EDITORIAL: Bias Kelas Aksi Penolakan Kenaikan Harga BBM

Indonesia sedang memanas. Kenaikan harga BBM adalah pemicunya. Selasa, 18 November 2014 harga premium yang semula 6500 menjadi 8500 sedang solar yang semula 5500 menjadi 7500. Penolakan terjadi dimana-mana. Demo yang dilakukan mahasiswa sampai saat ini masih belum membuahkan hasil.

Mahasiswa yang disebut sebagai agent of change ternyata selalu mentok ketika melakukan protes kenaikan harga BBM. Setidaknya dari awal tahun 2000 sampai sekarang aksi jalanan yang dilakukan oleh mahasiswa tak dapat mengubah keputusan pemerintah untuk menaikkan harga BBM.

Data dari Departemen Statistik Ekonomi dan Moneter Bank Indonesia menunjukkan bahwa pemakai BBM 53 persennya adalah mobil pribadi, 40 persen sepeda motor, dan sisanya adalah angkutan. Inilah kemudian yang menjadikan bias kelas atas aksi yang dilakukan oleh mahasiswa. Untuk siapa kemudian aksi itu? Apakah aksi itu untuk kelas menengah ke atas? Harusnya pertanyaan itu yang lebih dahulu dijawab oleh mahasiswa agar dapat melakukan gerakan yang lebih strategis.

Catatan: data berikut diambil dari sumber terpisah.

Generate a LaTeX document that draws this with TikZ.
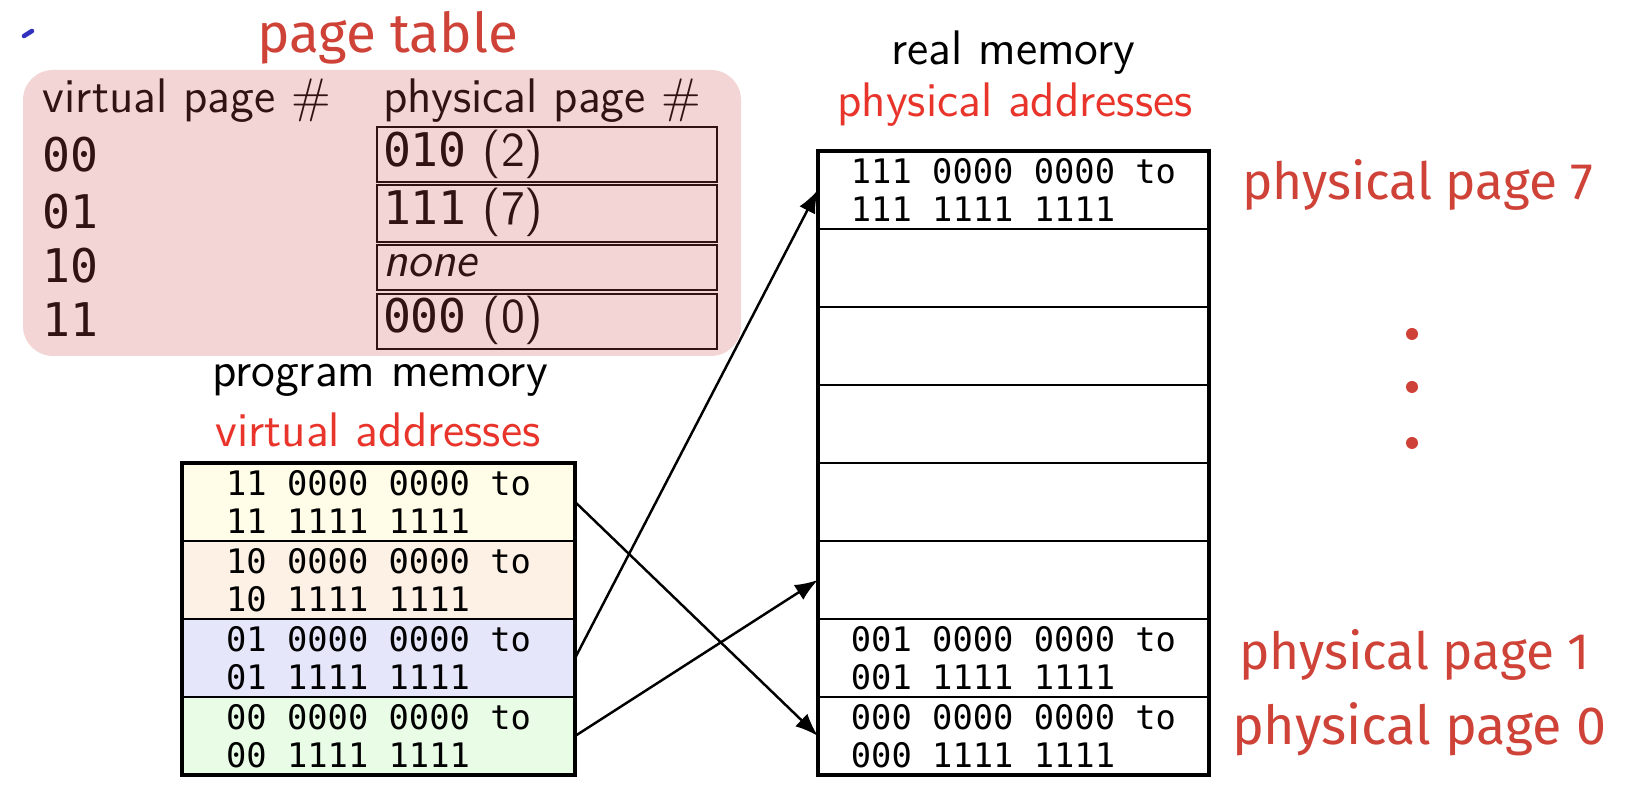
\documentclass[tikz,border=0pt]{standalone}
\usepackage{fontspec}
\newfontfamily\dvm{DejaVu Sans Mono}
\newfontfamily\hand{Fira Sans}
\usetikzlibrary{arrows.meta}
\definecolor{hred}{RGB}{207,66,56}
\definecolor{lred}{RGB}{232,52,42}
\definecolor{rowY}{RGB}{255,252,232}
\definecolor{rowP}{RGB}{253,241,229}
\definecolor{rowB}{RGB}{230,230,250}
\definecolor{rowG}{RGB}{232,252,230}
\definecolor{pinkov}{RGB}{205,80,80}
\definecolor{penblue}{RGB}{50,50,190}
\newcommand{\lbl}{\sffamily\fontsize{13.8pt}{16pt}\selectfont}
\newcommand{\ptmono}{\dvm\fontsize{13.2pt}{15pt}\selectfont}
\newcommand{\hw}{\hand\fontsize{15.6pt}{18pt}\selectfont}
\newcommand{\hws}{\hand\fontsize{14.6pt}{17pt}\selectfont}
\newcommand{\hwm}{\hand\fontsize{15.3pt}{17pt}\selectfont}
\begin{document}
\begin{tikzpicture}[x=0.01cm,y=-0.01cm,
  every node/.style={inner sep=0pt, outer sep=0pt},
  memrow/.style={draw, line width=0.55pt, minimum height=0.78cm,
    align=left, font=\dvm\fontsize{9.6pt}{10.8pt}\selectfont},
  vrow/.style={memrow, minimum width=3.93cm},
  prow/.style={memrow, minimum width=3.91cm},
  outer/.style={line width=1.15pt},
  arr/.style={line width=0.7pt, -{Latex[length=6.5pt,width=5pt]}},
  txt/.style={anchor=base west},
  ctxt/.style={anchor=base, font=\lbl},
  hand/.style={anchor=base west, font=\hw, text=hred},
  pbox/.style={draw, line width=0.7pt, minimum width=3.40cm, anchor=north west}]
\useasboundingbox (0,0) rectangle (1626,804);
\fill[white] (0,0) rectangle (1626,804);

% stray pen mark
\draw[penblue, line width=1.3pt, line cap=round] (24,36) -- (32,31);

% page table
\node[hand] (pttitle) at (257,53) {page table};
\node[txt, font=\lbl] (vhead) at (43,113) {virtual page \#};
\node[txt, font=\lbl] (phead) at (383,113) {physical page \#};
\node[txt, font=\ptmono] (r00) at (43,172) {00};
\node[txt, font=\ptmono] (r01) at (43,229) {01};
\node[txt, font=\ptmono] (r10) at (43,283) {10};
\node[txt, font=\ptmono] (r11) at (43,337) {11};
\node[pbox, minimum height=0.55cm] (b0) at (377,127) {};
\node[pbox, minimum height=0.57cm] (b1) at (377,185) {};
\node[pbox, minimum height=0.45cm] (b2) at (377,245) {};
\node[pbox, minimum height=0.55cm] (b3) at (377,294) {};
\node[txt, font=\lbl] (t0) at (383,167) {{\ptmono 010} (2)};
\node[txt, font=\lbl] (t1) at (383,225) {{\ptmono 111} (7)};
\node[txt, font=\lbl] (t2) at (383,277) {\itshape none};
\node[txt, font=\lbl] (t3) at (383,333) {{\ptmono 000} (0)};
\fill[pinkov, fill opacity=0.24, rounded corners=0.3cm] (23,70) rectangle (741,356);

% program memory
\node[ctxt] (pm) at (380,387) {program memory};
\node[ctxt, text=lred] (va) at (378,447) {virtual addresses};
\node[vrow, fill=rowY] (v11) at (378.5,502) {11 0000 0000 to\\11 1111 1111\phantom{ to}};
\node[vrow, fill=rowP] (v10) at (378.5,580) {10 0000 0000 to\\10 1111 1111\phantom{ to}};
\node[vrow, fill=rowB] (v01) at (378.5,658) {01 0000 0000 to\\01 1111 1111\phantom{ to}};
\node[vrow, fill=rowG] (v00) at (378.5,736) {00 0000 0000 to\\00 1111 1111\phantom{ to}};
\draw[outer] (v11.north west) rectangle (v00.south east);

% real memory
\node[ctxt] (rm) at (1013.5,65) {real memory};
\node[ctxt, text=lred] (pa) at (1015,117) {physical addresses};
\node[prow] (p7) at (1013.5,190) {111 0000 0000 to\\111 1111 1111\phantom{ to}};
\node[prow] (p6) at (1013.5,268) {};
\node[prow] (p5) at (1013.5,346) {};
\node[prow] (p4) at (1013.5,424) {};
\node[prow] (p3) at (1013.5,502) {};
\node[prow] (p2) at (1013.5,580) {};
\node[prow] (p1) at (1013.5,658) {001 0000 0000 to\\001 1111 1111\phantom{ to}};
\node[prow] (p0) at (1013.5,736) {000 0000 0000 to\\000 1111 1111\phantom{ to}};
\draw[outer] (p7.north west) rectangle (p0.south east);

% mappings
\draw[arr] (v01.east) -- (p7.west);
\draw[arr] (v00.east) -- (p2.west);
\draw[arr] (v11.east) -- (p0.west);

% annotations
\node[hand, font=\hws] (pp7) at (1242,200) {physical page 7};
\node[hand, font=\hws] (pp1) at (1239,670) {physical page 1};
\node[hand, font=\hwm] (pp0) at (1232,745) {physical page 0};
\fill[hred] (1412,334) circle[radius=0.06cm];
\fill[hred] (1412,387) circle[radius=0.06cm];
\fill[hred] (1412,443) circle[radius=0.06cm];
\end{tikzpicture}
\end{document}
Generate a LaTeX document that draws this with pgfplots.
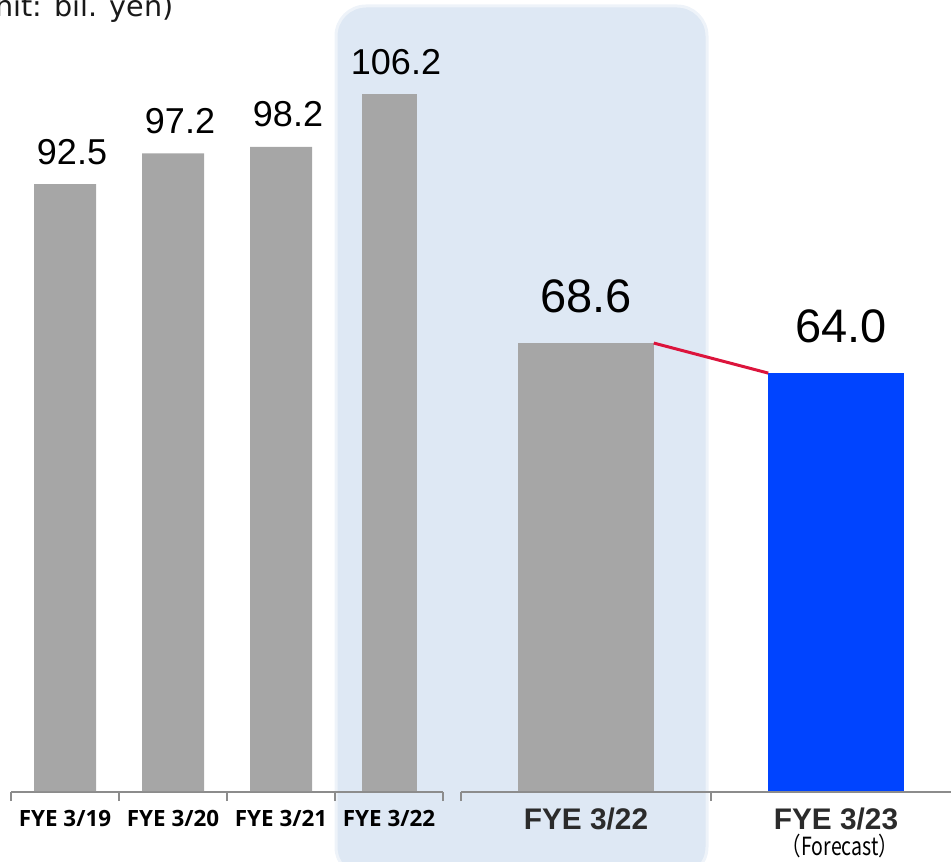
\documentclass[border=0pt]{standalone}
\usepackage{fontspec}
\setmainfont{Liberation Sans}
\newfontfamily\osans{Open Sans}
\newfontfamily\dejavu{DejaVu Sans}
\newfontfamily\cjk{Noto Sans CJK JP}
\usepackage{graphicx}
\usepackage{pgfplots}
\pgfplotsset{compat=1.18}
\definecolor{barg}{HTML}{A6A6A6}
\definecolor{barb}{HTML}{0044FF}
\definecolor{redl}{HTML}{DC143C}
\definecolor{bgbox}{HTML}{DEE8F4}
\definecolor{bgedge}{HTML}{EEF3F9}
\definecolor{axg}{HTML}{8C8C8C}
\definecolor{lab}{HTML}{2B2B2B}
\begin{document}
\begin{tikzpicture}
\useasboundingbox (0,0) rectangle (475.5pt,430.5pt);
\clip (0,0) rectangle (475.5pt,430.5pt);
\fill[bgbox, draw=bgedge, line width=1.5pt, rounded corners=15pt] (168pt,-8pt) rectangle (353.5pt,427.5pt);
\node[anchor=base east, font=\dejavu\fontsize{14.3}{16}\selectfont, text=black!90, inner sep=0pt] at (87pt,422.15pt) {(Unit: bil. yen)};

\begin{axis}[
  at={(5.5pt,34.5pt)}, anchor=south west,
  scale only axis, width=216pt, height=396pt,
  xmin=-0.5, xmax=3.5, ymin=-0.152, ymax=120.58,
  axis y line=none, axis x line*=bottom,
  x axis line style={axg, line width=0.75pt},
  xtick={0,1,2,3}, xticklabels={FYE 3/19,FYE 3/20,FYE 3/21,FYE 3/22},
  minor xtick={-0.5,0.5,1.5,2.5,3.5},
  tick align=outside, major tick length=0pt, minor tick length=4.5pt,
  minor tick style={axg, line width=0.75pt},
  xticklabel style={anchor=base, yshift=-17.35pt, font=\osans\bfseries\fontsize{11.2}{12}\selectfont, text=black, inner sep=0pt},
  clip=false,
  /pgf/number format/fixed, /pgf/number format/fixed zerofill, /pgf/number format/precision=1,
  /pgf/number format/assume math mode=true,
  nodes near coords style={anchor=base, yshift=10pt, xshift=3.5pt, font=\fontsize{18}{18}\selectfont, text=black, inner sep=0pt},
]
\addplot[ybar, bar width=31pt, bar shift=0pt, fill=barg, draw=none, nodes near coords] coordinates {(0,92.5) (1,97.2) (2,98.2)};
\addplot[ybar, bar width=27.5pt, bar shift=0pt, fill=barg, draw=none, nodes near coords] coordinates {(3,106.2)};
\end{axis}

\begin{axis}[
  at={(230.5pt,34.5pt)}, anchor=south west,
  scale only axis, width=245pt, height=396pt,
  xmin=-0.5, xmax=1.46, ymin=-0.153, ymax=121.14,
  axis y line=none, axis x line*=bottom,
  x axis line style={axg, line width=0.75pt},
  xtick={0,1}, xticklabels={FYE 3/22,FYE 3/23},
  minor xtick={-0.5,0.5},
  tick align=outside, major tick length=0pt, minor tick length=4.5pt,
  minor tick style={axg, line width=0.75pt},
  xticklabel style={anchor=base, yshift=-18.5pt, font=\bfseries\fontsize{14.9}{16}\selectfont, text=lab, inner sep=0pt},
  clip=false,
  /pgf/number format/fixed, /pgf/number format/fixed zerofill, /pgf/number format/precision=1,
  /pgf/number format/assume math mode=true,
  nodes near coords style={anchor=base, yshift=15.5pt, font=\fontsize{23.5}{24}\selectfont, text=black, inner sep=0pt},
]
\addplot[ybar, bar width=67.75pt, bar shift=0pt, fill=barg, draw=none, nodes near coords] coordinates {(0,68.6)};
\addplot[ybar, bar width=67.75pt, bar shift=0pt, fill=barb, draw=none, nodes near coords, nodes near coords style={xshift=2.5pt}] coordinates {(1,64.0)};
\addplot[redl, line width=1.5pt, no marks] coordinates {(0.271,68.6) (0.729,64.0)};
\node[anchor=base, text=black, inner sep=0pt, yshift=-31.5pt] at (axis cs:1.016,-0.153) {\scalebox{0.78}[1]{\cjk\fontsize{12.5}{13}\selectfont （Forecast）}};
\end{axis}
\end{tikzpicture}
\end{document}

Selain itu dalam aksi yang dilakukan mahasiswa terkesan tidak sistematis dan cenderung reaksioner. Sentimen masyarakat yang selama ini terbentuk karena pemblokiran jalan dan kadang berakhir anarkis cenderung membuat masyarakat tidak simpatik.

Mahasiswa seharusnya berkonsolidasi dan berinteraksi terlebih dahulu dengan masyarakat sekitar untuk menemukan apa yang sebenarnya yang menjadi akar masalah atas dampak kenaikan BBM. Kemudian mencari solusi yang tepat dan mengimplementasikannya.

Mengorganisir masyarakat untuk kemudian menciptakan kemandirian adalah lebih strategis, jika hanya sekedar aksi reaksioner yang tidak mampu menggerakkan seluruh lapisan masyarakat. Contohnya seperti untuk para nelayan yang pastinya semakin tercekik dengan kenaikan harga BBM. Mahasiswa kemudian bersama nelayan mengembangkan bahan bakar alternatif seperti biodiesel untuk mengganti BBM dengan memanfaatkan lahan di sekitar pantai untuk menanam pohon Jarak.